Prep 20 mins
Cook 30 mins
From Breadbeckers, where I order my grains and bread baking supplies. After baking the tortillas, I place in a tortilla keeper, or a covered dish - which serves dual purposes. It keeps the tortillas warm and the warmth also softens them up, making them easier to roll up once filled. Cooking times are estimated, as I have not actually timed myself making these yet and the recipe does not specify. Posted for safe-keeping; made public at the request of a friend. *NOTE* Flour amounts will not be the same if using store bought all-purpose or wheat flour.
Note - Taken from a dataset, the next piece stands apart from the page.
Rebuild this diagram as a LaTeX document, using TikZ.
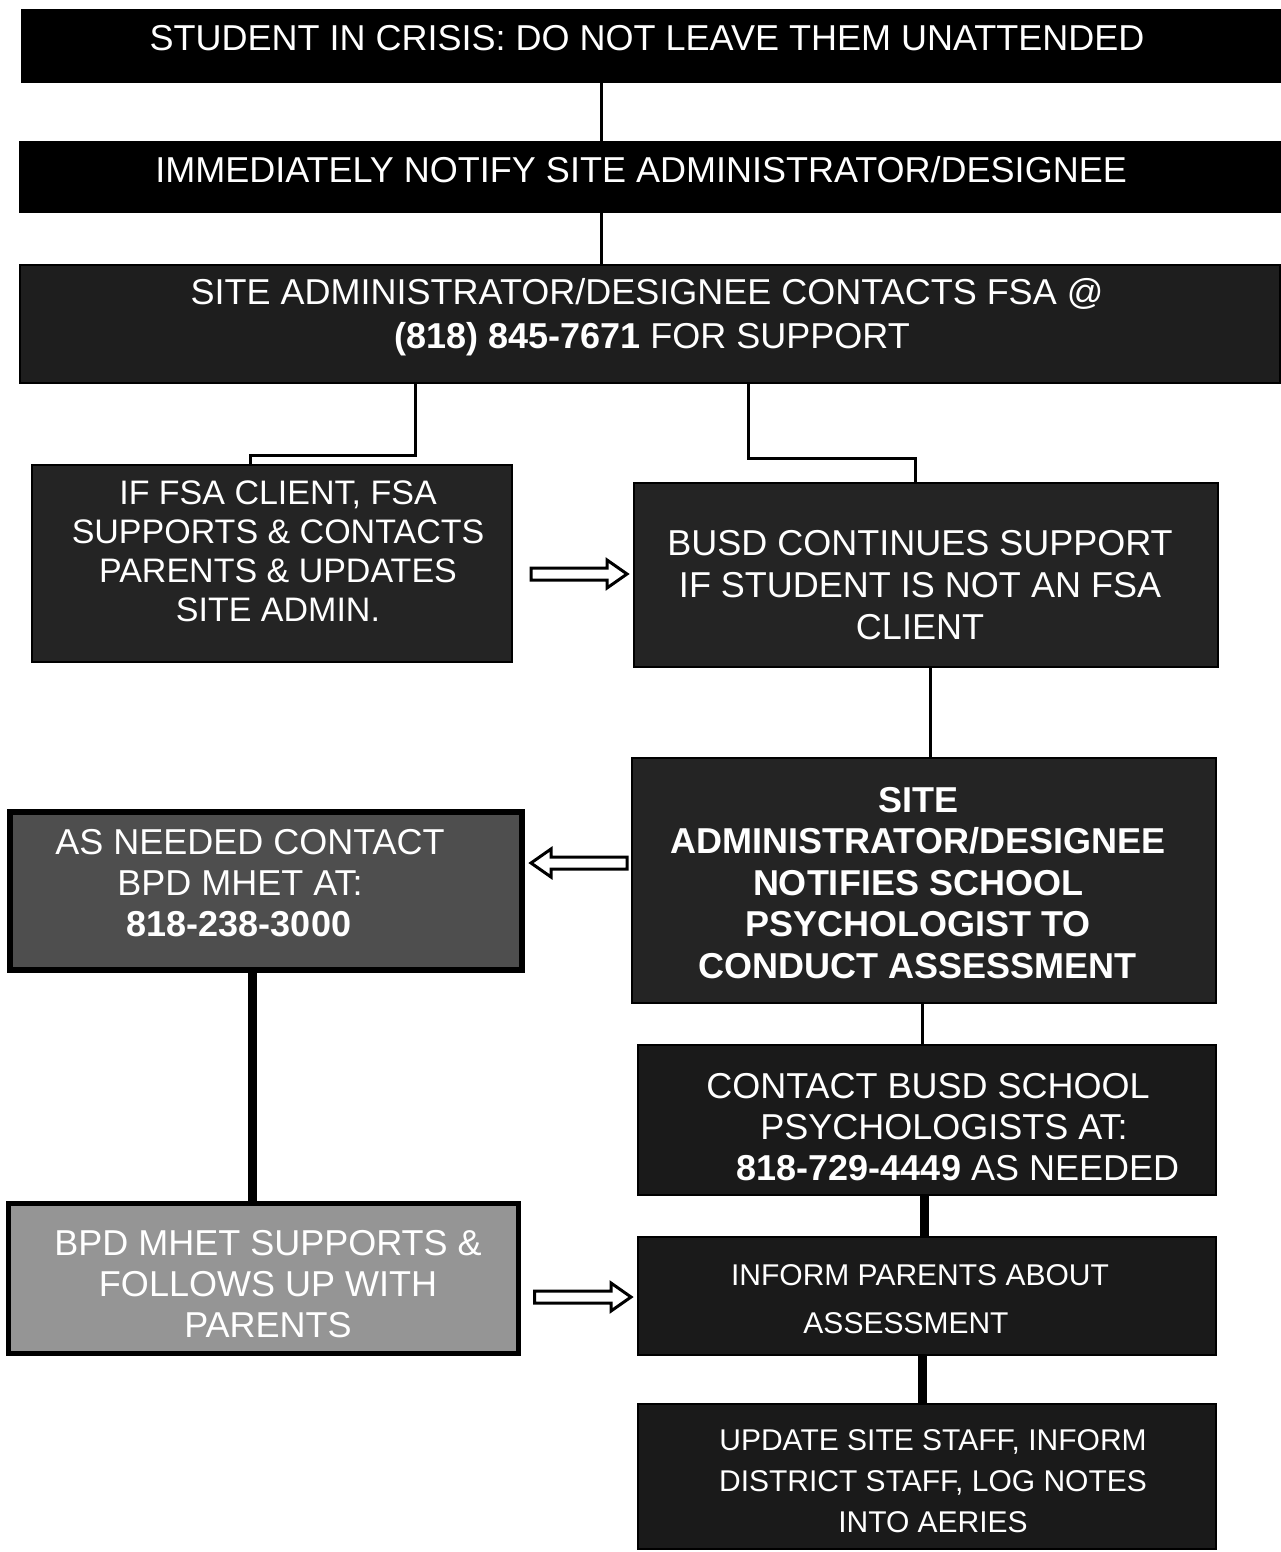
\documentclass[tikz,border=0pt]{standalone}
\usepackage{fontspec}
\setmainfont{Liberation Sans}
\usetikzlibrary{calc}
\definecolor{boxA}{HTML}{000000}
\definecolor{boxB}{HTML}{1E1E1E}
\definecolor{boxC}{HTML}{242424}
\definecolor{boxD}{HTML}{4E4E4E}
\definecolor{boxE}{HTML}{959595}
\definecolor{boxF}{HTML}{1A1A1A}
\tikzset{
  box/.style={draw=black, line width=2pt, inner sep=0pt},
  txt/.style={text=white, align=center, inner sep=0pt, font=\fontsize{36}{41}\selectfont},
  thin link/.style={draw=black, line width=3pt},
  thick link/.style={draw=black, line width=9pt},
  hollow/.style={draw=black, fill=white, line width=3pt, line join=miter},
}
% #1 start coordinate, #2 end coordinate, #3 direction (1 right, -1 left)
\newcommand\blockarrow[3]{%
  \draw[hollow] ($(#1)+(0,-6)$) -- ($(#2)+({-20*#3},-6)$) -- ($(#2)+({-20*#3},-14)$) --
    (#2) -- ($(#2)+({-20*#3},14)$) -- ($(#2)+({-20*#3},6)$) -- ($(#1)+(0,6)$) -- cycle;}
\begin{document}
\begin{tikzpicture}[x=1pt,y=-1pt]
\useasboundingbox (0,0) rectangle (1280,1552);
% boxes
\node[box, fill=boxA, minimum width=1258pt, minimum height=72pt] (b1) at (651,46) {};
\node[box, fill=boxA, minimum width=1260pt, minimum height=70pt] (b2) at (650,177) {};
\node[box, fill=boxB, minimum width=1260pt, minimum height=118pt] (b3) at (650,324) {};
\node[box, fill=boxC, minimum width=480pt, minimum height=197pt] (b4) at (272,563) {};
\node[box, fill=boxC, minimum width=584pt, minimum height=184pt] (b5) at (926,575) {};
\node[box, fill=boxC, minimum width=584pt, minimum height=245pt] (b6) at (924,880) {};
\node[box, fill=boxD, line width=6pt, minimum width=512pt, minimum height=158pt] (b7) at (266,891) {};
\node[box, fill=boxE, line width=5pt, minimum width=510pt, minimum height=150pt] (b8) at (263,1278) {};
\node[box, fill=boxF, minimum width=578pt, minimum height=150pt] (b9) at (927,1120) {};
\node[box, fill=boxF, minimum width=578pt, minimum height=118pt] (b10) at (927,1296) {};
\node[box, fill=boxF, minimum width=578pt, minimum height=145pt] (b11) at (927,1476) {};
% texts
\node[txt] (t1) at (647,38) {STUDENT IN CRISIS: DO NOT LEAVE THEM UNATTENDED};
\node[txt] (t2) at (641,170) {IMMEDIATELY NOTIFY SITE ADMINISTRATOR/DESIGNEE};
\node[txt, font=\fontsize{36}{44}\selectfont] (t3) at (647,317)
  {SITE ADMINISTRATOR/DESIGNEE CONTACTS FSA @\\\hspace*{10pt}\textbf{(818) 845-7671} FOR SUPPORT};
\node[txt, font=\fontsize{34}{39}\selectfont] (t4) at (278,551)
  {IF FSA CLIENT, FSA\\SUPPORTS \& CONTACTS\\PARENTS \& UPDATES\\SITE ADMIN.};
\node[txt, font=\fontsize{36}{42}\selectfont] (t5) at (920,585)
  {BUSD CONTINUES SUPPORT\\IF STUDENT IS NOT AN FSA\\CLIENT};
\node[txt, font=\bfseries\fontsize{36}{41.5}\selectfont] (t6) at (918,883)
  {SITE\\ADMINISTRATOR/DESIGNEE\\NOTIFIES SCHOOL\\PSYCHOLOGIST TO\\CONDUCT ASSESSMENT};
\node[txt] (t7) at (245,883)
  {\hspace*{10pt}AS NEEDED CONTACT\\\hspace*{-10pt}BPD MHET AT:\\\hspace*{-12pt}\textbf{818-238-3000}};
\node[txt] (t8) at (268,1284) {BPD MHET SUPPORTS \&\\FOLLOWS UP WITH\\PARENTS};
\node[txt] (t9) at (943,1127)
  {\hspace*{-30pt}CONTACT BUSD SCHOOL\\\hspace*{2pt}PSYCHOLOGISTS AT:\\\hspace*{30pt}\textbf{818-729-4449} AS NEEDED};
\node[txt, font=\fontsize{30}{48}\selectfont] (t10) at (913,1299)
  {\hspace*{14pt}INFORM PARENTS ABOUT\\\hspace*{-14pt}ASSESSMENT};
\node[txt, font=\fontsize{30}{41}\selectfont] (t11) at (933,1481)
  {UPDATE SITE STAFF, INFORM\\DISTRICT STAFF, LOG NOTES\\INTO AERIES};
% helper coordinates
\coordinate (j1) at (415,455);
\coordinate (j2) at (748,458);
\coordinate (a1) at (0,574);
\coordinate (a2) at (0,863);
\coordinate (a3) at (0,1297);
% connectors
\draw[thin link] ([xshift=-50pt]b1.south) -- ([xshift=-50pt]b1.south |- b2.north);
\draw[thin link] ([xshift=-49pt]b2.south) -- ([xshift=-49pt]b2.south |- b3.north);
\draw[thin link] (b3.south -| j1) -- (j1) -| ([xshift=-22pt]b4.north);
\draw[thin link] (b3.south -| j2) -- (j2) -| ([xshift=-11pt]b5.north);
\draw[thin link] ([xshift=4pt]b5.south) -- ([xshift=4pt]b5.south |- b6.north);
\draw[thin link] ([xshift=-2pt]b6.south) -- ([xshift=-2pt]b6.south |- b9.north);
\draw[thick link] ([xshift=-14pt]b7.south) -- ([xshift=-14pt]b7.south |- b8.north);
\draw[thick link] ([xshift=-3pt]b9.south) -- ([xshift=-3pt]b9.south |- b10.north);
\draw[thick link] ([xshift=-5pt]b10.south) -- ([xshift=-5pt]b10.south |- b11.north);
% hollow arrows
\coordinate (s1) at ($(b4.east |- a1)+(18,0)$);
\coordinate (e1) at ($(b5.west |- a1)+(-6,0)$);
\coordinate (s2) at ($(b6.west |- a2)+(-4,0)$);
\coordinate (e2) at ($(b7.east |- a2)+(6,0)$);
\coordinate (s3) at ($(b8.east |- a3)+(14,0)$);
\coordinate (e3) at ($(b10.west |- a3)+(-6,0)$);
\blockarrow{s1}{e1}{1}
\blockarrow{s2}{e2}{-1}
\blockarrow{s3}{e3}{1}
\end{tikzpicture}
\end{document}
- 2 -3 cups freshly milled wheat flour (usually 3 cups)
- 1 cup warm water
- 2 tablespoons lecithin powder (optional)
- 1⁄4 teaspoon baking powder
- 1 teaspoon salt
- 1⁄4 cup oil
- Measure liquids into mixing bowl.
- Add dry ingredients, kneading in the flour until the dough is workable but not too stiff.
- Let stand 10 minutes.
- Shape into 8 - 10 balls and let stand 10 more minutes.
- Roll very thin to form a 10 inch circle or use a tortilla press.
- Bake on a lightly greased griddle till done (not browned).
- SWEET TORTILLAS.
- To the above recipe add 2 Tbs. Sucanat, 2 teaspoons cinnamon, and a dash of nutmeg. Prepare same as above.
- Serve these with fruit, topped with unsweetened yogurt, and drizzled with a little honey.
- Roll up for a delicious breakfast burrito or dessert.